Task => Return the records from the first line through the line containing "plt.rcParams['font.family'] = ['Lato', 'DejaVu", and leave out the pictures.

════════════════

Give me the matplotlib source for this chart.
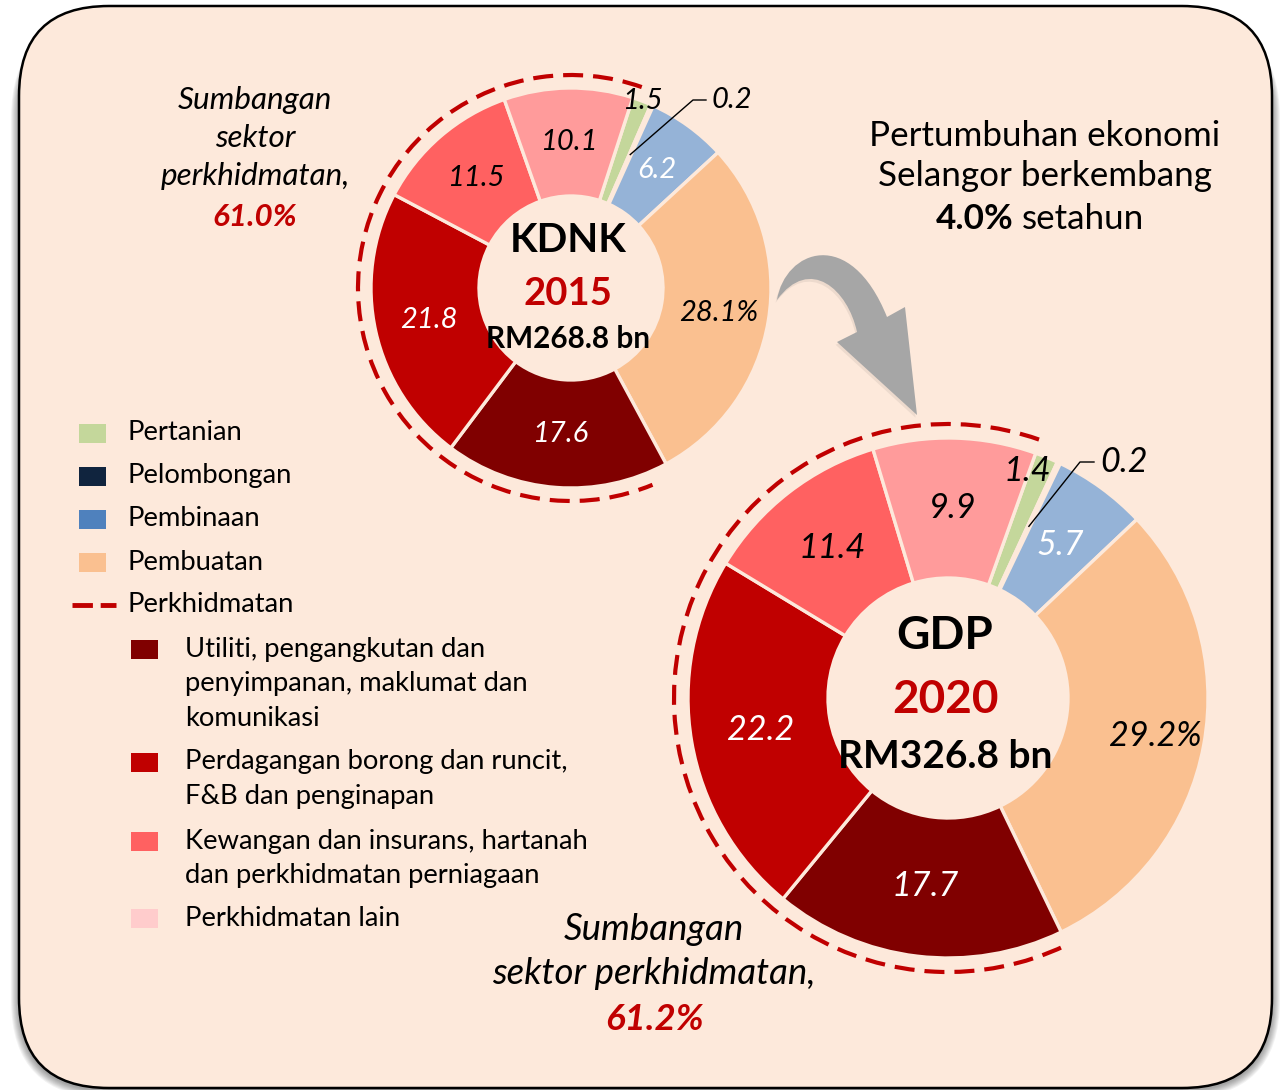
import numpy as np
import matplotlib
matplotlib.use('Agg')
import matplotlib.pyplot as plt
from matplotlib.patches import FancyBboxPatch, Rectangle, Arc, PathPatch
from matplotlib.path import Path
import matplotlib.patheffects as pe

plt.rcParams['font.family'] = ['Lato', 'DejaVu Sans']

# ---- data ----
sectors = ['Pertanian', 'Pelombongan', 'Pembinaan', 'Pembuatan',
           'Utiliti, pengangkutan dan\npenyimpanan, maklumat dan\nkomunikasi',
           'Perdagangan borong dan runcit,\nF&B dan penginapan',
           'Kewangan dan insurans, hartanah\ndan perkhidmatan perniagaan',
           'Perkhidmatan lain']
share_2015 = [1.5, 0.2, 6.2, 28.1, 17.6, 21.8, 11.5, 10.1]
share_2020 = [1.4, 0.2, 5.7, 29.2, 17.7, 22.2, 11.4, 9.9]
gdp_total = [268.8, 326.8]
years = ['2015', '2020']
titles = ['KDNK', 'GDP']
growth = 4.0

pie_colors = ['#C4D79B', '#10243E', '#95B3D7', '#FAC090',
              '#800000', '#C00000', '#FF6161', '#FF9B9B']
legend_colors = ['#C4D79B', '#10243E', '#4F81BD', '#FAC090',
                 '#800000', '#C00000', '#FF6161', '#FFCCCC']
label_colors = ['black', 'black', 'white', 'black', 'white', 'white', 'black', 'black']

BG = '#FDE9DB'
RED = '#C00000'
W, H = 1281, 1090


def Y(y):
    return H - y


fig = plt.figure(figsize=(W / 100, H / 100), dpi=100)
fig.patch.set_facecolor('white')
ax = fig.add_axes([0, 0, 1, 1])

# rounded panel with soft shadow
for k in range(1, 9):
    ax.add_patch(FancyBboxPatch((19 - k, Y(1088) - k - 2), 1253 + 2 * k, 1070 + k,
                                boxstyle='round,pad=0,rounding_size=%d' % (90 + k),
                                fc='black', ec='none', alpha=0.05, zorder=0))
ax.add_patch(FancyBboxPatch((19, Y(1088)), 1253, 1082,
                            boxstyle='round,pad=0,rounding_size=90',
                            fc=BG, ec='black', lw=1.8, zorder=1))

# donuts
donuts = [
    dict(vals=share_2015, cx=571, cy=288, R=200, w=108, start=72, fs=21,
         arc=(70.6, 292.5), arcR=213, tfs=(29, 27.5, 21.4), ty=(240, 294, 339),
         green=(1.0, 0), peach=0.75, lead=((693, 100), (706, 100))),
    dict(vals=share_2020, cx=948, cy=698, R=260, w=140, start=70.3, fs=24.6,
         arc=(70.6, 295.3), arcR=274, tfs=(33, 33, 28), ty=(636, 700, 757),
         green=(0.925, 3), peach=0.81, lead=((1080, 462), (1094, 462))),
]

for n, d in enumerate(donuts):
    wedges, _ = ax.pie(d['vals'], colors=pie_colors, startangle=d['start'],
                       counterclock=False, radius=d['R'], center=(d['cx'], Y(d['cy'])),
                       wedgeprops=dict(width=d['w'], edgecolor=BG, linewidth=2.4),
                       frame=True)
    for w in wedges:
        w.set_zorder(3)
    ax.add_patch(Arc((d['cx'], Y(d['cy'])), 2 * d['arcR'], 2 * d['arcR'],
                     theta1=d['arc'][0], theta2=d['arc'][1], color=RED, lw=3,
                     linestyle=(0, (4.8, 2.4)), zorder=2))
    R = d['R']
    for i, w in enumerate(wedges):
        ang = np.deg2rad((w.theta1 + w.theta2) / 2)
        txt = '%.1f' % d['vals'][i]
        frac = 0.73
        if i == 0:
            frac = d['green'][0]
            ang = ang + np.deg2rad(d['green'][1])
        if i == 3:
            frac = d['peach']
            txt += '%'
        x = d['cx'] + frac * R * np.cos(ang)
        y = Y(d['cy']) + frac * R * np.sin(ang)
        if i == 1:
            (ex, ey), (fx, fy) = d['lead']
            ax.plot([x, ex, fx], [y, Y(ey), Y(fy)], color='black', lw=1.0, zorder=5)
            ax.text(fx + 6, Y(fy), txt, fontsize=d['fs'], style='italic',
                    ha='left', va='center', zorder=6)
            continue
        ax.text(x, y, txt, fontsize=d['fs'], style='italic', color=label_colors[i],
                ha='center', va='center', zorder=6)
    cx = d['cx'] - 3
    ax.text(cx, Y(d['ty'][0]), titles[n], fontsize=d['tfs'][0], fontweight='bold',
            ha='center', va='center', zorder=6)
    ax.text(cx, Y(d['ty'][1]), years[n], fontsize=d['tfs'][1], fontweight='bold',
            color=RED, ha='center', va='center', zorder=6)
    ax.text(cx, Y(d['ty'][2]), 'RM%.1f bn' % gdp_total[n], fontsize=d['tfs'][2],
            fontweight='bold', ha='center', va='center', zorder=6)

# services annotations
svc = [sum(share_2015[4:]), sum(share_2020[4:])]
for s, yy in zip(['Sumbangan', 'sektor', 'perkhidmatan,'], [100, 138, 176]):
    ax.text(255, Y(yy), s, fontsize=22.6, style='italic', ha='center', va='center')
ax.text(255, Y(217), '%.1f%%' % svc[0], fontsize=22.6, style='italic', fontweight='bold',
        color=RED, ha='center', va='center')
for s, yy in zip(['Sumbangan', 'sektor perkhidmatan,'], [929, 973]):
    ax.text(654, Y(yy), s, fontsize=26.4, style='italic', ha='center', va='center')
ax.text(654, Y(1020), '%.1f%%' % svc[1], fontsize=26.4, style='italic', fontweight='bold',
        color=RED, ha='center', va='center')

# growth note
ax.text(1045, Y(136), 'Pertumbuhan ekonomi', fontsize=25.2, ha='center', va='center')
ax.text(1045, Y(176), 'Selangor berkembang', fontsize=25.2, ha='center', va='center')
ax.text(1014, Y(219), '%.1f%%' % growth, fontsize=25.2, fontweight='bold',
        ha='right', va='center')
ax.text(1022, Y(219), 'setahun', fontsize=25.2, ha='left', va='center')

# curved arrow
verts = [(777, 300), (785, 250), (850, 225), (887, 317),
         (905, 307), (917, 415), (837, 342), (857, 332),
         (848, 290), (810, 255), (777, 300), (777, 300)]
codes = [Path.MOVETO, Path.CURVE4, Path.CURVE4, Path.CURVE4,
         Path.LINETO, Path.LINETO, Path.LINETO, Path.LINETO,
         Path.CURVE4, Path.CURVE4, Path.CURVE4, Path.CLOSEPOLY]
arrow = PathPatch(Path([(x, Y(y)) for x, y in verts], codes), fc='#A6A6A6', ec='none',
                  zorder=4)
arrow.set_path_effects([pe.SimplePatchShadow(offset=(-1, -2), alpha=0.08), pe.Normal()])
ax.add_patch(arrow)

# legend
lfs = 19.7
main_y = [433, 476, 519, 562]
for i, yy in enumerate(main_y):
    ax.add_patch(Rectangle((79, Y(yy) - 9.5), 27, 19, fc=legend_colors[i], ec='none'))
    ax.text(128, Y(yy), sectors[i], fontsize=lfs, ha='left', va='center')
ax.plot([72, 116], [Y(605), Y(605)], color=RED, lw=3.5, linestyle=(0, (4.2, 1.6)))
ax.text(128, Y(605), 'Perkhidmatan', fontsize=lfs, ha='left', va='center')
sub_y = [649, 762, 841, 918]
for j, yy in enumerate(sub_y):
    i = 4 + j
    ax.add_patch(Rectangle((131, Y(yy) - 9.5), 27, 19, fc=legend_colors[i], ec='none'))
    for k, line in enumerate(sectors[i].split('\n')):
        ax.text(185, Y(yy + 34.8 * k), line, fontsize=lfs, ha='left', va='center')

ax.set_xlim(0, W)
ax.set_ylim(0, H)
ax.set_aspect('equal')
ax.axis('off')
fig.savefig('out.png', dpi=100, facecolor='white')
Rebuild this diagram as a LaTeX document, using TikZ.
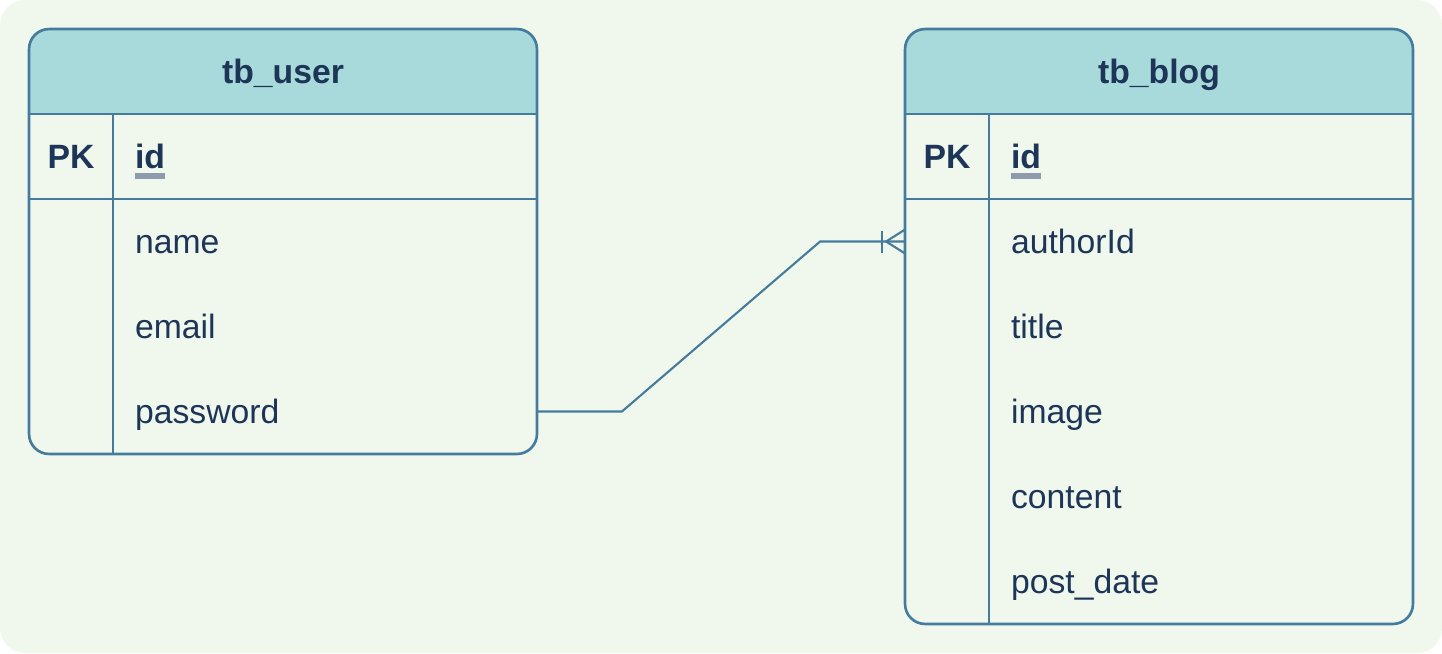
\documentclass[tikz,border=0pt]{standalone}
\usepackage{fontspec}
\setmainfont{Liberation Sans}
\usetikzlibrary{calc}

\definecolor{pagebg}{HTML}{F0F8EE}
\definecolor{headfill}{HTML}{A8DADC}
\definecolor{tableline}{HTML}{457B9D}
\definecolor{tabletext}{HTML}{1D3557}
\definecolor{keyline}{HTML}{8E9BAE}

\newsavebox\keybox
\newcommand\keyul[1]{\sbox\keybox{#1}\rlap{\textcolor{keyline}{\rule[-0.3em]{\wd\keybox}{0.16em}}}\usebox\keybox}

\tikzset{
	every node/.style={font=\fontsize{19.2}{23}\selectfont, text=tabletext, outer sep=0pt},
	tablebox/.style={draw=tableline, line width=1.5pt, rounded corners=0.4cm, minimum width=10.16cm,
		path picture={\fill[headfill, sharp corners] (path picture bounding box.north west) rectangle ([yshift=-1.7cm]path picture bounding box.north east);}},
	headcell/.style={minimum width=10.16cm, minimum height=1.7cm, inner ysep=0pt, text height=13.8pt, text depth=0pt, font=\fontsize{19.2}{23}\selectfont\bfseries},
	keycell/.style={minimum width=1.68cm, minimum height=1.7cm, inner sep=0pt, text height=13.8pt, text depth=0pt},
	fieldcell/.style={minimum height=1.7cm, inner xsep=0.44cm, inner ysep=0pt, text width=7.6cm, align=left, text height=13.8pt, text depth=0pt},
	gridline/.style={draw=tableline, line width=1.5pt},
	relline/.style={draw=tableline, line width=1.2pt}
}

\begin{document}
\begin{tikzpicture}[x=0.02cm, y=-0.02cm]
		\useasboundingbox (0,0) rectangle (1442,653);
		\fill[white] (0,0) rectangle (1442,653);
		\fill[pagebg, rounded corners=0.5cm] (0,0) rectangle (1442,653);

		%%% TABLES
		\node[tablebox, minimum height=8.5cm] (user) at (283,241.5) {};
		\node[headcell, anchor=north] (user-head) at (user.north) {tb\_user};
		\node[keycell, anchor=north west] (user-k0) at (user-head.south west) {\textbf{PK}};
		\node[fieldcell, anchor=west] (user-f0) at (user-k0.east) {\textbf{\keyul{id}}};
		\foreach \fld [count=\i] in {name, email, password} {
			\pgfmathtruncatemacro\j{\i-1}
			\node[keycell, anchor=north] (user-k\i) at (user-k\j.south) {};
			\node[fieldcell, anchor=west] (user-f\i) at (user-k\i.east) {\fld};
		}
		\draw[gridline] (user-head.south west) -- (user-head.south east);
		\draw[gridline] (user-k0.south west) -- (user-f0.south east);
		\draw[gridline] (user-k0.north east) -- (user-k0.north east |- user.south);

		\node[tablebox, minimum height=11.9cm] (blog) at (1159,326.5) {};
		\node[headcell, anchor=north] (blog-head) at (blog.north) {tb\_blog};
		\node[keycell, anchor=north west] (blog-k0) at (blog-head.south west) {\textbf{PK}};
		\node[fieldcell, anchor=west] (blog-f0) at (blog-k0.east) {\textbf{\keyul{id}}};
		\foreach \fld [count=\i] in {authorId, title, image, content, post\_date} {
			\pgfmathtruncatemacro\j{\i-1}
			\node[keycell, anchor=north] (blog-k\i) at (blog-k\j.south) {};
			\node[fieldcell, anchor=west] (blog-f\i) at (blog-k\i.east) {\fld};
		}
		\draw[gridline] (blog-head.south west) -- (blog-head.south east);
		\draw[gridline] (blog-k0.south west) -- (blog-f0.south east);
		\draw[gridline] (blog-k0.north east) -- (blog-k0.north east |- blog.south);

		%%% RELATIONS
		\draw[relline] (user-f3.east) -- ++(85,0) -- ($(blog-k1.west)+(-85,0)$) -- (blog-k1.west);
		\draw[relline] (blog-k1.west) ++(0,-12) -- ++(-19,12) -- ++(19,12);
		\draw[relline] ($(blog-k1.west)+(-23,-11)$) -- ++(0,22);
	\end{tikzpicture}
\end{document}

════════════════

Answer =>
Give me the matplotlib source for this chart.
import numpy as np
import matplotlib
matplotlib.use('Agg')
import matplotlib.pyplot as plt
from matplotlib.patches import FancyBboxPatch, Rectangle, Arc, PathPatch
from matplotlib.path import Path
import matplotlib.patheffects as pe

plt.rcParams['font.family'] = ['Lato', 'DejaVu Sans']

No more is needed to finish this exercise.